Pour se disséminer au loin, les graminées laissent au vent et aux animaux le soin de transporter leurs graines. Pour se propager à faible distance, elles utilisent des tiges spéciales qui se répandent sous terre ou juste en surface. Ces tiges souterraines, ou rhizomes, sont des chaumes à nœuds qui s’étendent latéralement sous la surface du sol pour produire de nouvelles tiges et radicelles à partir de l’extrémité du rhizome ou de ses nœuds. Un stolon est une tige reproductrice qui se développe le long de la surface du sol, formant des radicelles depuis son extrémité en croissance. Une graminée vivace peut former un gazon épais, une masse de tiges individuelles, soit à partir de rhizomes ou de stolons. Le gazon comme les tiges sont rattachés à un dense réseau de racines et radicelles fibreuses qui les nourrissent et qui s’enfouissent profondément dans la terre franche des prairies Elles peuvent alimenter une touffe d’herbes hautes pendant un demi‑siècle.

Chaque tige d’herbe de la prairie se tient droite, érigée comme une antenne fusiforme entre le flux d’énergie solaire et les réserves profondes d’énergie stockées dans le sol. Contrairement à l’arbre, la graminée ne fait pas preuve d’avarice en stockant son énergie dans une structure ligneuse. Elle se dépense librement chaque année, contribuant à épaissir et à enrichir les sols noirs sur lesquels elle se dresse et à alimenter en énergie la biomasse animale qui foule le sol. La prairie à maturité est le fruit d’une pareille dépense, un investissement d’énergie qui s’accroît de lui‑même. Chaque créature de l’écosystème de la prairie, du bison au cultivateur de maïs, partage les dividendes associés aux graminées. Chacun, à sa manière, proclame que « toute chair est végétale ».

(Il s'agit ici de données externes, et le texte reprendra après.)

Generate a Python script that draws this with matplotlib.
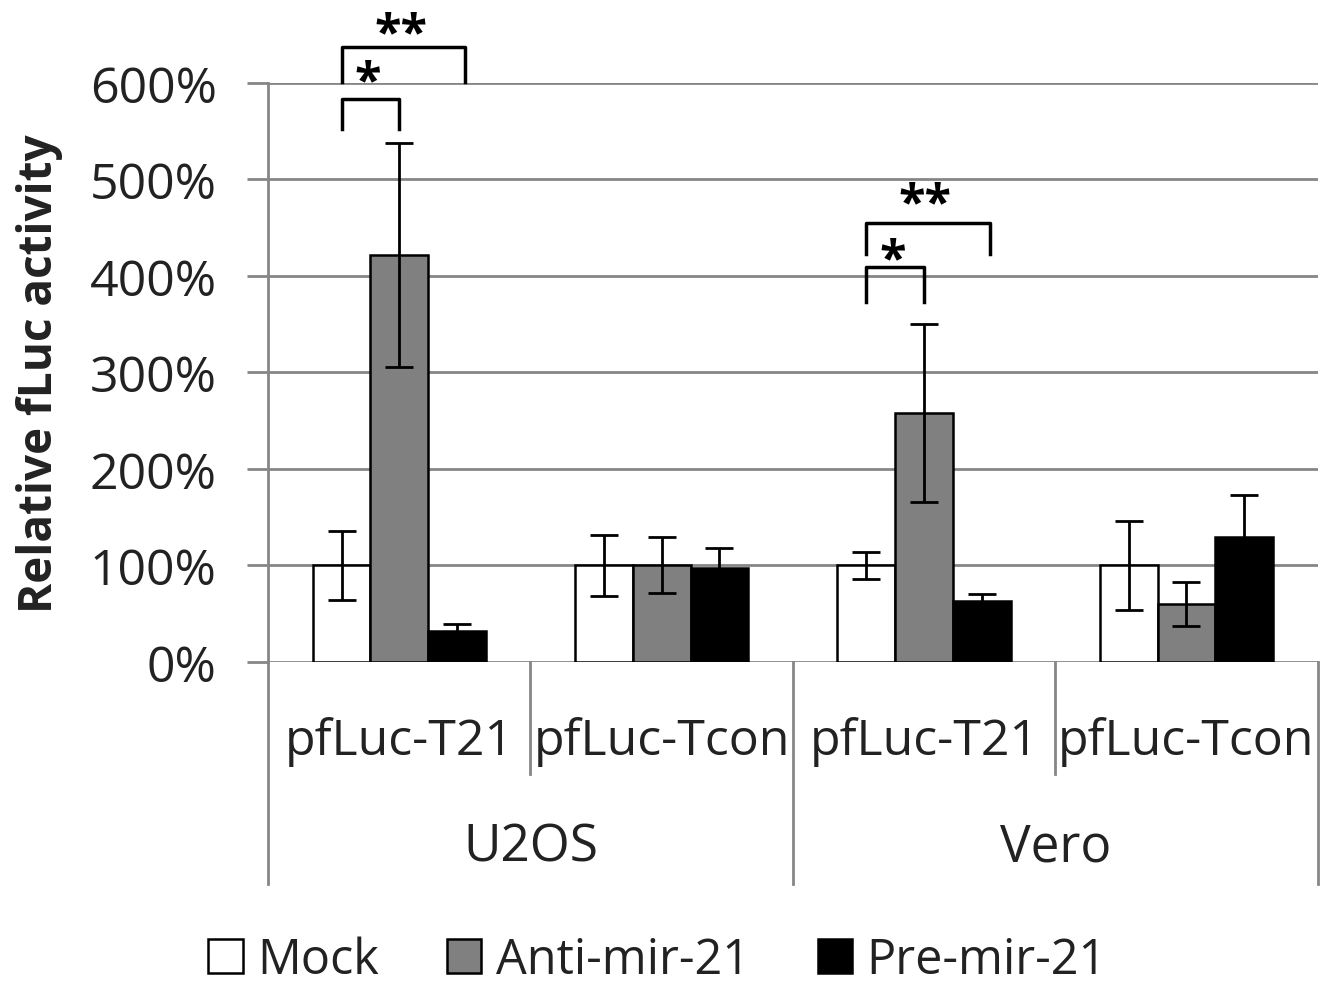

La prairie où j’aime flâner présente presque la plupart des principales composantes de toute prairie d’herbes hautes, compte tenu du fait qu’il s’agit d’un terrain plutôt plat et mal drainé du type de ceux assujettis à la dernière glaciation — une sorte de terrain infantile dont le visage n’a pas encore acquis de traits mûrs.

Quoi qu’il en soit, le paysage varie modestement — avec ses petits renflements et ses dépressions marécageuses et suffisamment de relief pour favoriser la croissance de certaines plantes qui aiment avoir leurs racines mouillées et d’autres qui préfèrent les avoir au sec.

Plus bas, une ceinture de spartine pectinée signale la présence d’une dépression marécageuse comme celles qu’ont appris à éviter les premiers charretiers en restant à l’affût du « black grass ». Bien que la spartine pectinée soit d’un vert foncé, on peut difficilement dire qu’elle soit « noire », comme l’indique le nom vernaculaire anglais. Toutefois, les laîches qui se trouvent juste au‑delà de la spartine ont la couleur vert sombre des conifères qui paraît plus foncée encore en contraste avec les tons vifs des herbes présentes plus haut dans la pente.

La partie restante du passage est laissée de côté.